_Given problem_. Skip all pictures. Write out the data below from its first line through the line that contains "(aclabel) at (453,246)".

_Data extract_.
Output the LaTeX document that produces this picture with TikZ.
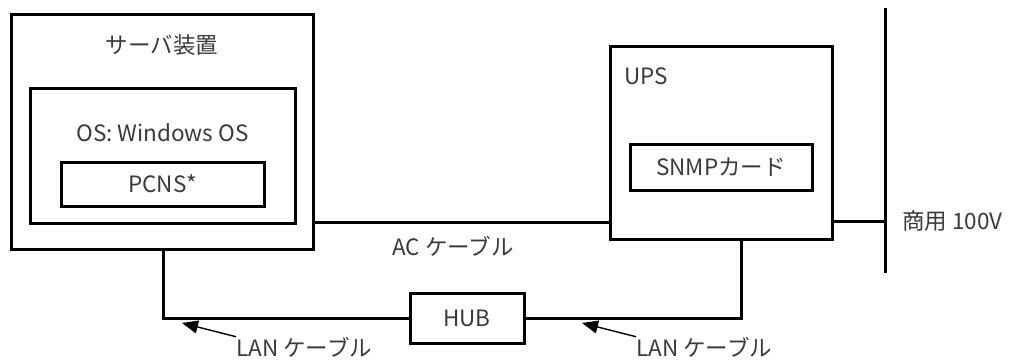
\documentclass[tikz,border=0pt]{standalone}
\usepackage{fontspec}
\setmainfont{Noto Sans CJK JP}
\usepackage{tikz}
\usetikzlibrary{arrows.meta}
\definecolor{txtgray}{HTML}{3A3A3A}

\begin{document}
\begin{tikzpicture}[x=1pt,y=-1pt,>=Stealth,line join=miter,
    box/.style={draw,line width=3pt,inner sep=0pt,font=\fontsize{22.5}{26}\selectfont,text=txtgray},
    lbl/.style={inner sep=0pt,font=\fontsize{22.5}{26}\selectfont,text=txtgray},
    wire/.style={line width=3pt},
    pointer/.style={line width=1.4pt,-{Triangle[length=16pt,width=13pt]}}]
  \useasboundingbox (0,0) rectangle (1009,359);

  % Server side
  \node[box,minimum width=302pt,minimum height=235pt] (server) at (162,131.5) {};
  \node[box,minimum width=265pt,minimum height=135pt] (os) at (162.5,155.5) {};
  \node[box,minimum width=203pt,minimum height=44pt] (pcns) at (162.5,184) {PCNS*};
  \node[lbl] (servername) at (162,45) {サーバ装置};
  \node[lbl] (osname) at (162.5,133) {OS: Windows OS};

  % UPS side
  \node[box,minimum width=222pt,minimum height=193pt] (ups) at (721,142.5) {};
  \node[box,minimum width=182pt,minimum height=46pt] (snmp) at (721,167) {SNMPカード};
  \node[lbl,anchor=west] (upsname) at (624,76) {UPS};

  % HUB
  \node[box,minimum width=114pt,minimum height=50pt] (hub) at (467,318) {HUB};

  % Mains
  \coordinate (mainsTop) at (885,8);
  \coordinate (mainsBot) at (885,273);
  \draw[wire] (mainsTop) -- (mainsBot);
  \node[lbl,anchor=west] (mains) at (902,221) {商用 100V};

  % AC cable
  \draw[wire] (server.east |- 0,222) -- (ups.west |- 0,222);
  \draw[wire] (ups.east |- 0,221) -- (mainsTop |- 0,221);
  \node[lbl] (aclabel) at (453,246) {AC ケーブル};

  % LAN cables
  \coordinate (lanL) at (163,318);
  \coordinate (lanR) at (741,318);
  \draw[wire] (server.south -| lanL) -- (lanL) -- (hub.west);
  \draw[wire] (hub.east) -- (lanR) -- (ups.south -| lanR);

  % LAN labels
  \node[lbl,anchor=west] (lanlabelL) at (236,347) {LAN ケーブル};
  \node[lbl,anchor=west] (lanlabelR) at (636,347) {LAN ケーブル};
  \coordinate (tipL) at (182,323);
  \coordinate (tipR) at (582,323);
  \draw[pointer] (lanlabelL.north west) -- (tipL);
  \draw[pointer] (lanlabelR.north west) -- (tipR);
\end{tikzpicture}
\end{document}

_Output_.
Output the LaTeX document that produces this picture with TikZ.
\documentclass[tikz,border=0pt]{standalone}
\usepackage{fontspec}
\setmainfont{Noto Sans CJK JP}
\usepackage{tikz}
\usetikzlibrary{arrows.meta}
\definecolor{txtgray}{HTML}{3A3A3A}

\begin{document}
\begin{tikzpicture}[x=1pt,y=-1pt,>=Stealth,line join=miter,
    box/.style={draw,line width=3pt,inner sep=0pt,font=\fontsize{22.5}{26}\selectfont,text=txtgray},
    lbl/.style={inner sep=0pt,font=\fontsize{22.5}{26}\selectfont,text=txtgray},
    wire/.style={line width=3pt},
    pointer/.style={line width=1.4pt,-{Triangle[length=16pt,width=13pt]}}]
  \useasboundingbox (0,0) rectangle (1009,359);

  % Server side
  \node[box,minimum width=302pt,minimum height=235pt] (server) at (162,131.5) {};
  \node[box,minimum width=265pt,minimum height=135pt] (os) at (162.5,155.5) {};
  \node[box,minimum width=203pt,minimum height=44pt] (pcns) at (162.5,184) {PCNS*};
  \node[lbl] (servername) at (162,45) {サーバ装置};
  \node[lbl] (osname) at (162.5,133) {OS: Windows OS};

  % UPS side
  \node[box,minimum width=222pt,minimum height=193pt] (ups) at (721,142.5) {};
  \node[box,minimum width=182pt,minimum height=46pt] (snmp) at (721,167) {SNMPカード};
  \node[lbl,anchor=west] (upsname) at (624,76) {UPS};

  % HUB
  \node[box,minimum width=114pt,minimum height=50pt] (hub) at (467,318) {HUB};

  % Mains
  \coordinate (mainsTop) at (885,8);
  \coordinate (mainsBot) at (885,273);
  \draw[wire] (mainsTop) -- (mainsBot);
  \node[lbl,anchor=west] (mains) at (902,221) {商用 100V};

  % AC cable
  \draw[wire] (server.east |- 0,222) -- (ups.west |- 0,222);
  \draw[wire] (ups.east |- 0,221) -- (mainsTop |- 0,221);
  \node[lbl] (aclabel) at (453,246) {AC ケーブル};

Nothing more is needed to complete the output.